Abuso expõe farsa chavista
26 de março de 2014 | 2h 14
Editorial O Estado de S.Paulo
Violações da Constituição que o próprio caudilho Hugo Chávez fez aprovar por plebiscito em 2007 não são exatamente desconhecidas no desditoso país. Mas a que ocorreu na segunda-feira foi clamorosa até para os padrões da ordem bolivariana. Consistiu na cassação sumária, determinada pelo presidente da Assembleia Nacional, Diosdado Cabello, do mandato da deputada María Corina Machado, do partido Vente Venezuela.
A legenda integra o bloco de cinco agremiações que convocaram manifestações pela destituição de Maduro. Outra frente de oposição, a da Mesa da Unidade Democrática, sustenta que o chavismo deve ser batido nas urnas. María Corina assumiu a liderança da ala oposicionista radical desde a prisão de seu mentor, Leopoldo López, do partido Vontade Popular, recolhido desde fevereiro a uma penitenciária militar acusado de insuflar um golpe.
Na sexta-feira, ela aceitou um convite do Panamá - país com o qual Caracas havia rompido relações - para integrar temporariamente a sua delegação junto à Organização dos Estados Americanos (OEA) para expor ao Conselho Permanente da entidade sua visão da crise política em seu país. No entanto, o colegiado aprovou por 22 votos em 34 pedido da Venezuela para que o assunto fosse excluído da pauta.
Já no dia seguinte, antecipando o abuso de que María Corina seria alvo, Maduro se referiu a ela como "ex-deputada". Apanhando a deixa, a Mesa Diretora da Assembleia, presidida por Cabello, destituiu-a de sua cadeira e do direito à imunidade parlamentar, sob a alegação de que ela violara dois artigos da Constituição. Ainda que o tivesse feito, a cassação só poderia ser imposta pelo Tribunal Supremo de Justiça, depois de devido processo.
Um dos artigos que a deputada teria transgredido é o de número 149, que proíbe servidores públicos de aceitar cargos de governos estrangeiros sem autorização legislativa. Para o jurista venezuelano Asdrúbal Aguiar, ex-membro da Corte Interamericana de Direitos Humanos (CIDH), a proibição não se aplica a detentores de mandato eletivo. O outro artigo supostamente infringido, o 191, impõe a perda da cadeira a deputados que venham a aceitar ou exercer cargos públicos.
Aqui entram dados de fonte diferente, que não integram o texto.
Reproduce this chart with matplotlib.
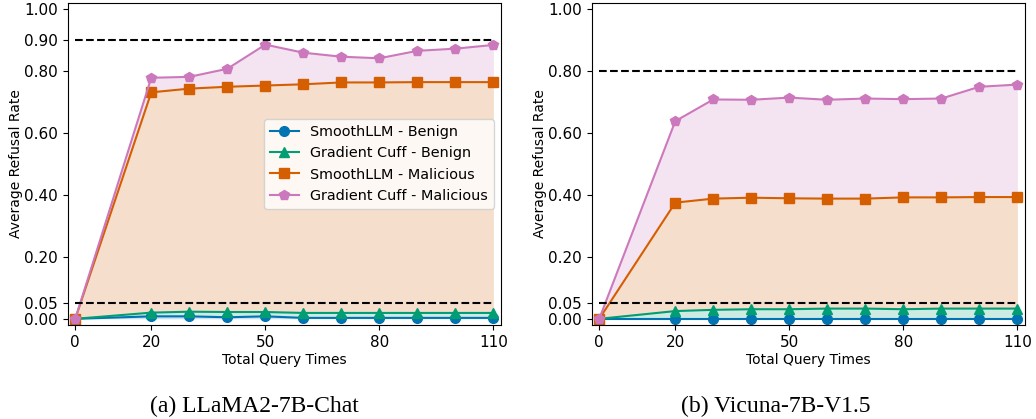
import numpy as np
import matplotlib
matplotlib.use("Agg")
import matplotlib.pyplot as plt

queries = [0, 20, 30, 40, 50, 60, 70, 80, 90, 100, 110]
xticks = [0, 20, 50, 80, 110]

# LLaMA2-7B-Chat
llama_smooth_benign = [0.0, 0.008, 0.008, 0.005, 0.008, 0.003, 0.003, 0.003, 0.003, 0.003, 0.003]
llama_cuff_benign = [0.0, 0.020, 0.023, 0.022, 0.022, 0.019, 0.019, 0.019, 0.019, 0.019, 0.019]
llama_smooth_mal = [0.0, 0.731, 0.743, 0.749, 0.753, 0.757, 0.763, 0.763, 0.764, 0.764, 0.764]
llama_cuff_mal = [0.0, 0.778, 0.781, 0.807, 0.885, 0.859, 0.846, 0.841, 0.865, 0.872, 0.884]

# Vicuna-7B-V1.5
vicuna_smooth_benign = [0.0] * 11
vicuna_cuff_benign = [0.0, 0.025, 0.029, 0.031, 0.031, 0.033, 0.033, 0.031, 0.033, 0.033, 0.033]
vicuna_smooth_mal = [0.0, 0.375, 0.388, 0.391, 0.389, 0.388, 0.388, 0.392, 0.392, 0.393, 0.393]
vicuna_cuff_mal = [0.0, 0.638, 0.708, 0.707, 0.714, 0.707, 0.711, 0.709, 0.711, 0.749, 0.756]

labels = ["SmoothLLM - Benign", "Gradient Cuff - Benign",
          "SmoothLLM - Malicious", "Gradient Cuff - Malicious"]
colors = ["#0173b2", "#029e73", "#d55e00", "#cc78bc"]
markers = ["o", "^", "s", "p"]

panels = [
    ("(a) LLaMA2-7B-Chat", [llama_smooth_benign, llama_cuff_benign, llama_smooth_mal, llama_cuff_mal],
     0.90, [0, 0.05, 0.2, 0.4, 0.6, 0.8, 0.9, 1.0]),
    ("(b) Vicuna-7B-V1.5", [vicuna_smooth_benign, vicuna_cuff_benign, vicuna_smooth_mal, vicuna_cuff_mal],
     0.80, [0, 0.05, 0.2, 0.4, 0.6, 0.8, 1.0]),
]

fig = plt.figure(figsize=(10.36, 4.19), dpi=100)
ax_left = [0.0653, 0.5711]
caption_x = [0.246, 0.749]

for i, (title, series, upper, yticks) in enumerate(panels):
    ax = fig.add_axes([ax_left[i], 0.2243, 0.4183, 0.769])
    x = np.array(queries)
    prev = np.zeros(len(x))
    # shade each band between a series and the one below it
    for ys, lab, c, m in zip(series, labels, colors, markers):
        ys = np.array(ys)
        ax.fill_between(x, prev, ys, color=c, alpha=0.2, linewidth=0)
        ax.plot(x, ys, color=c, marker=m, markersize=7, linewidth=1.5, label=lab)
        prev = ys
    ax.hlines([0.05, upper], 0, 110, colors="black", linestyles="--", linewidth=1.5)
    ax.set_xlim(-2, 112)
    ax.set_ylim(-0.02, 1.02)
    ax.set_xticks(xticks)
    ax.set_yticks(yticks)
    ax.set_yticklabels([f"{t:.2f}" for t in yticks])
    ax.tick_params(labelsize=11)
    ax.set_xlabel("Total Query Times", fontsize=10, labelpad=2)
    ax.set_ylabel("Average Refusal Rate", fontsize=10, labelpad=1)
    if i == 0:
        ax.legend(loc="center right", fontsize=10.4)
    fig.text(caption_x[i], 0.03, title, ha="center", va="center",
             fontsize=17, family="Liberation Serif")

fig.savefig("out.png", dpi=100)
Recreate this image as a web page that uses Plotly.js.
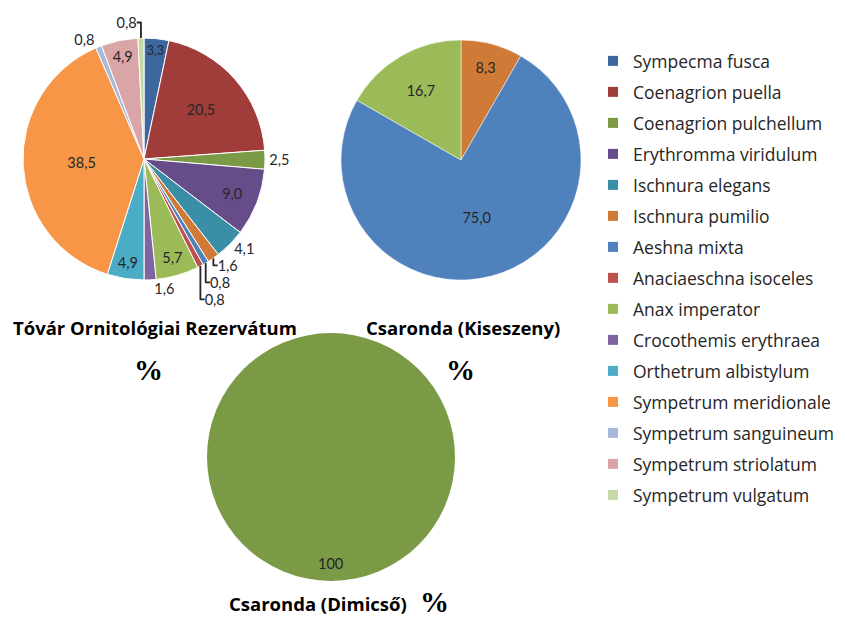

O despropósito é flagrante - não há como equiparar o convite panamenho a María Corina à aceitação ou ao exercício de função pública. "Cabello age como administrador de Justiça", aponta Aguiar. "Isso revela que está em curso na Venezuela uma ditadura sem nenhuma limitação." Segundo outro crítico, Vicente Díaz, integrante do Conselho Nacional Eleitoral, quem violou a Constituição foi a Mesa do Parlamento. "A vontade popular está sendo usurpada", avaliou. "A medida desvaloriza o voto."
Consumada a violência, até os setores moderados da oposição, liderados pelo governador do Estado de Miranda, Henrique Capriles - candidato presidencial derrotado por Chávez e depois por Maduro -, devem ter ficado sem gás para tomar pelo valor de face as propostas de interlocução do Palácio Miraflores, mesmo sob instigação dos chanceleres da Unasul.
Não bastasse a punição de María Corina - um extremo a que o chavismo ainda não tinha ousado chegar -, a Unasul não é propriamente um mediador insuspeito. Foi criada em 2008 por iniciativa de Chávez como alternativa à OEA, segundo ele, a serviço de Washington. Não raro, a Unasul se presta à projeção dos interesses chavistas na região. Poucos de seus membros, por exemplo, concordarão com a ex-deputada quando, ao saber de sua cassação em Lima, no Peru, definiu como "brutal" o regime de Maduro. Será outra coisa?